Prof. James Nelson Blignaut

Title: Chief Economist

Institution: Global Water Partnership Southern Africa & Africa Coordination Unit

Email: jnblignaut@gmail.com

Accomplished international economics Professor at the University of Pretoria and former editor-in-chief of the Thompson ISI accredited South African Journal of Economic and Management Sciences, Professor James Nelson Blignaut is GWP-SA’s the Regional Technical Committee (RETC) chairperson and Chief Economist. He uses his ecological and environmental resource economics expertise to provide intellectual leadership and economics related inputs to the GWPSA regional programme on Water Infrastructure, Job Creation and SDG Investments. A former South African Reserve Bank employee Prof. Blignaut has served or is serving as an advisor or panel member to the Limpopo and KwaZulu- Natal governments, Statistics South Africa, the Department of Environmental Affairs, the Department of Water Affairs, the Department of Energy, the National Treasury, and the Working for Water and Global Invasive Species Programmes, to name a few.

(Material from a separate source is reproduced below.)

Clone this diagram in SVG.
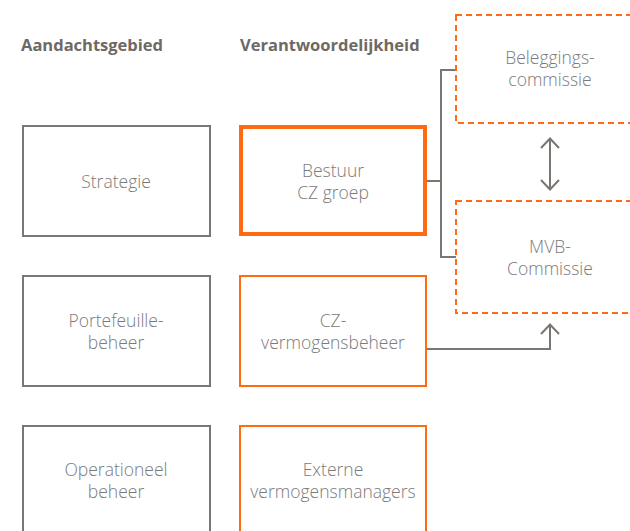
<svg xmlns="http://www.w3.org/2000/svg" width="630" height="531" viewBox="0 0 630 531">
<defs>
<style>
.hd{font-family:"Open Sans","Liberation Sans",sans-serif;font-weight:700;font-size:16.5px;fill:#6d6964}
.t{font-family:"Open Sans","Liberation Sans",sans-serif;font-weight:300;font-size:17.5px;fill:#7a7a7a;text-anchor:middle}
.g{fill:#fff;stroke:#7a7672;stroke-width:2}
.o{fill:#fff;stroke:#ff6a13;stroke-width:2}
.ob{fill:#fff;stroke:#ff6a13;stroke-width:4}
.od{fill:#fff;stroke:#ff6a13;stroke-width:2;stroke-dasharray:6 4}
.c{fill:none;stroke:#7a7672;stroke-width:2}
</style>
<marker id="ah" viewBox="0 0 12 20" refX="11" refY="10" markerWidth="12" markerHeight="20" markerUnits="userSpaceOnUse" orient="auto-start-reverse">
<path d="M1 1 L10.5 10 L1 19" fill="none" stroke="#7a7672" stroke-width="2"/>
</marker>
</defs>
<rect width="630" height="531" fill="#fff"/>
<text class="hd" x="21" y="51">Aandachtsgebied</text>
<text class="hd" x="240" y="51">Verantwoordelijkheid</text>

<g id="connectors">
<path class="c" d="M426 181 H441 M456 70 H441 V257 H456"/>
<line class="c" x1="550" y1="138" x2="550" y2="190" marker-start="url(#ah)" marker-end="url(#ah)"/>
<path class="c" d="M426 349 H550 V324" marker-end="url(#ah)"/>
</g>

<g id="strategie"><rect class="g" x="23" y="126" width="187" height="110"/><text class="t" x="116" y="188">Strategie</text></g>
<g id="portefeuille"><rect class="g" x="23" y="276" width="187" height="110"/><text class="t" x="116" y="327">Portefeuille-</text><text class="t" x="116" y="349">beheer</text></g>
<g id="operationeel"><rect class="g" x="23" y="426" width="187" height="120"/><text class="t" x="116" y="476">Operationeel</text><text class="t" x="116" y="498">beheer</text></g>

<g id="bestuur"><rect class="ob" x="241" y="127" width="184" height="107"/><text class="t" x="333" y="177">Bestuur</text><text class="t" x="333" y="199">CZ groep</text></g>
<g id="cz-vermogensbeheer"><rect class="o" x="240" y="276" width="186" height="110"/><text class="t" x="333" y="327">CZ-</text><text class="t" x="333" y="349">vermogensbeheer</text></g>
<g id="externe"><rect class="o" x="240" y="426" width="186" height="120"/><text class="t" x="333" y="476">Externe</text><text class="t" x="333" y="498">vermogensmanagers</text></g>

<g id="beleggingscommissie"><rect class="od" x="456" y="15" width="200" height="108"/><text class="t" x="550" y="64">Beleggings-</text><text class="t" x="550" y="86">commissie</text></g>
<g id="mvb-commissie"><rect class="od" x="456" y="201" width="200" height="112"/><text class="t" x="550" y="253">MVB-</text><text class="t" x="550" y="275">Commissie</text></g>
</svg>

Prof has published extensively on matters related to water, energy, food production and agriculture ecosystem services, restoration, policy development and policy recommendations with respect to water, land and resource use and related topics. With more than 100 papers published in local and international accredited journals, and more than 100 papers presented at local and international conferences as well as seminars James was the lead editor of a 2004-book, Sustainable Options: Development lessons from applied environmental economics in South Africa and has authored and co-authored more than 30 chapters in books. In addition to that, he participates in various nationally and internationally funded research colloquiums and is a reviewer to a range of local and international journals. He is external examiner to a range of local tertiary and research institutions, among them the Council for Scientific Industrial Research, National Research Foundation, South Africa/Netherlands Research Partnership (SANPAD) and the Water Research Commission.